Pour prévenir les actes de cyber-malveillance, en cas d’infraction, il s’agit, après une procédure contradictoire, d’inscrire sur une liste noire le site cyber-malveillant. Ce dispositif s’appuie sur les infractions mentionnées aux articles 226-4-1 (usurpation d’identité), 226-18 (collecte de données à caractère personnel par un moyen frauduleux, déloyal ou illicite) et 323-1 (accès frauduleux à un système de traitement automatisé de données) du code pénal, ainsi qu’à l’article L. 163-4 (usage frauduleux de moyen de paiement) du code monétaire et financier, qui sont généralement retenues par le juge dans les affaires de hameçonnage.
S’agissant du marché de l’informatique en nuage ou marché du cloud - le cloud permet le stockage et l'accès à des systèmes informatiques et à des applications par le biais d'Internet, sans avoir un serveur physique pour stocker et accéder aux données - qui est très concentré en France car seuls trois fournisseurs dominants se le partagent, le projet de loi entend encadrer les pratiques commerciales restrictives afin de mettre fin à l’enfermement propriétaire et de renforcer la liberté de choix des entreprises utilisatrices. Les fournisseurs dominants imposent des frais de migration et de sortie très élevés, qui ne reflètent pas le coût réel nécessaire pour extraire et transférer les données, afin de dissuader leurs utilisateurs de migrer et de faire jouer la concurrence, aussi il apparait nécessaire d’interdire les frais de transferts pour des raisons d’ordre économique public et d’imposer des obligations d’interopérabilité à la charge des services d’informatique en nuage.
Le projet de loi prévoit d’instituer, auprès du Conseil d’Etat, d’une part, de la Cour de cassation, d’autre part, une autorité de contrôle des opérations de traitement de données à caractère personnel effectuées, dans l’exercice de leur fonction juridictionnelle, respectivement par les juridictions administratives et par les juridictions judiciaires, car la règlementation européenne ne permet pas à la CNIL d’exercer une activité de contrôle sur les activités juridictionnelles.

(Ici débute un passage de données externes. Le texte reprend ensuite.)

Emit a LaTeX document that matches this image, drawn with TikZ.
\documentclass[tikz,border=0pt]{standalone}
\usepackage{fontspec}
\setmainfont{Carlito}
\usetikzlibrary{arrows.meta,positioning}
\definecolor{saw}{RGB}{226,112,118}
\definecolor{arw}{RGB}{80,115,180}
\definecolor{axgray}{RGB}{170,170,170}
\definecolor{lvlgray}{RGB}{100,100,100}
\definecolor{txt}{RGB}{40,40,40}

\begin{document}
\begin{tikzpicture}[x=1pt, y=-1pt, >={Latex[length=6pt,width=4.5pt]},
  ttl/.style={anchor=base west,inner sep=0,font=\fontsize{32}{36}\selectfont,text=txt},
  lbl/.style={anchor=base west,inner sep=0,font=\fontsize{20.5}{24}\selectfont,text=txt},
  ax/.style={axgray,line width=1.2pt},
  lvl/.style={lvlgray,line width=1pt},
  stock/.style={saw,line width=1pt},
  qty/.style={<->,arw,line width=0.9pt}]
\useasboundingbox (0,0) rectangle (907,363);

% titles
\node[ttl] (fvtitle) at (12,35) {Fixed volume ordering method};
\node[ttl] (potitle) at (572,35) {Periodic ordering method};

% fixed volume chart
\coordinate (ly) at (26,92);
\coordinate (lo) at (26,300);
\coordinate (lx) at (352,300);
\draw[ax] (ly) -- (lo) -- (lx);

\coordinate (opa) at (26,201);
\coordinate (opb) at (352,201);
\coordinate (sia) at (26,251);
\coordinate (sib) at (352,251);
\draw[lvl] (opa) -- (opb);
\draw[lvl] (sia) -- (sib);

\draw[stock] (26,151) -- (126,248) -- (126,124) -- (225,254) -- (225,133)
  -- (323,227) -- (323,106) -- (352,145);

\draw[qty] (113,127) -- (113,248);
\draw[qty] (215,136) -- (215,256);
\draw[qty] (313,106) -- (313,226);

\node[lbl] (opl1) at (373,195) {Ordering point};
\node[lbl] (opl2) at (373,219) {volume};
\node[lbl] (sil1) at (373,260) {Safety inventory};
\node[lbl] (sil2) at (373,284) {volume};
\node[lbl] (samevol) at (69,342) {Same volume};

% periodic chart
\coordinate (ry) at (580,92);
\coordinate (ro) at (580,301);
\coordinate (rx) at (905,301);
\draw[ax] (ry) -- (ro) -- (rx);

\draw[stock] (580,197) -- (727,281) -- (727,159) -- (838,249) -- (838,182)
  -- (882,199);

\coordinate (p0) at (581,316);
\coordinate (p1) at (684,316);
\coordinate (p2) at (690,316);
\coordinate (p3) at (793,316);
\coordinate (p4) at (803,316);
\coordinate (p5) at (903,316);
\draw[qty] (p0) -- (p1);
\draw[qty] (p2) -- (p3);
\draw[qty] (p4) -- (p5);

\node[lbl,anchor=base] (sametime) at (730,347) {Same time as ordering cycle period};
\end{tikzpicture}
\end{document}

Les nouveaux types de jeux en ligne fondés sur les technologies du « web3 » ne sont pas considérés comme des jeux d’argent et de hasard : le gouvernement est ainsi habilité à légiférer par ordonnance pour adopter un régime d’encadrement distinct de celui de la police des jeux, cohérent et mieux adapté aux particularités de ces nouveaux jeux, au besoin après une expérimentation, comme le recommande le Conseil d’Etat dans son avis sur le projet de loi.

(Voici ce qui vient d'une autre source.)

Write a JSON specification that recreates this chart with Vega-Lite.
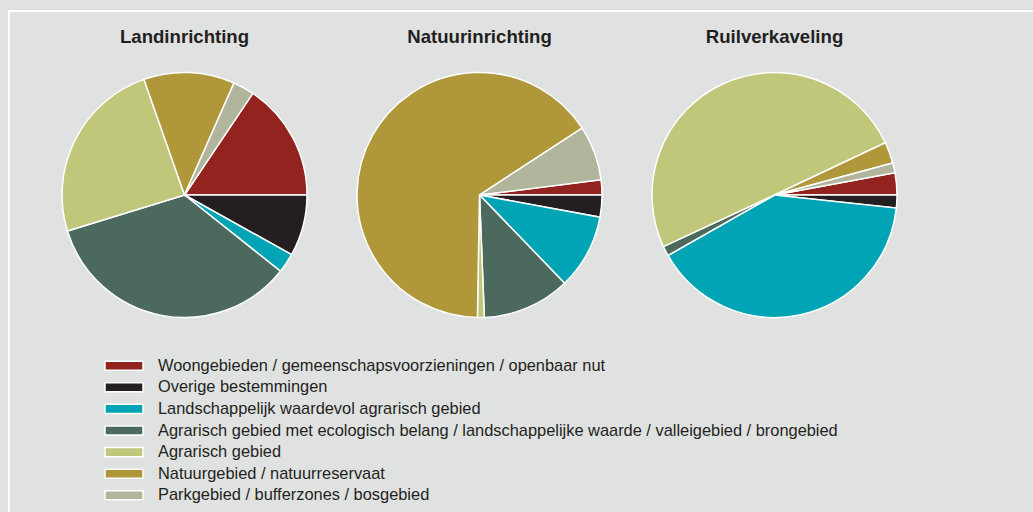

Le projet de loi prévoit la mise en place d’une base de données nationale permettant de contrôler le respect du maximum de location de meublés de tourisme de 120 nuitées par an sur les plateformes de location.
Le projet de loi comprend les dispositions d’adaptations de plusieurs codes et lois au règlement (UE) 2022/868 du 30 mai 2022 portant la gouvernance européenne des données.
Le DSA, le DMA et le DGA seront appliqués par plusieurs acteurs de la régulation qui revêt plusieurs dimensions puisqu’elle touche l’ensemble des services numériques : l’Autorité de régulation de la communication audiovisuelle et numérique (ARCOM), la Commission nationale de l'informatique et des libertés (CNIL) et l’Autorité de régulation des communications électroniques, des postes et de la distribution de la presse (Arcep), l’Autorité de la concurrence (ADLC) et la Direction générale de la concurrence, de la consommation et de la répression des fraudes (DGCCRF).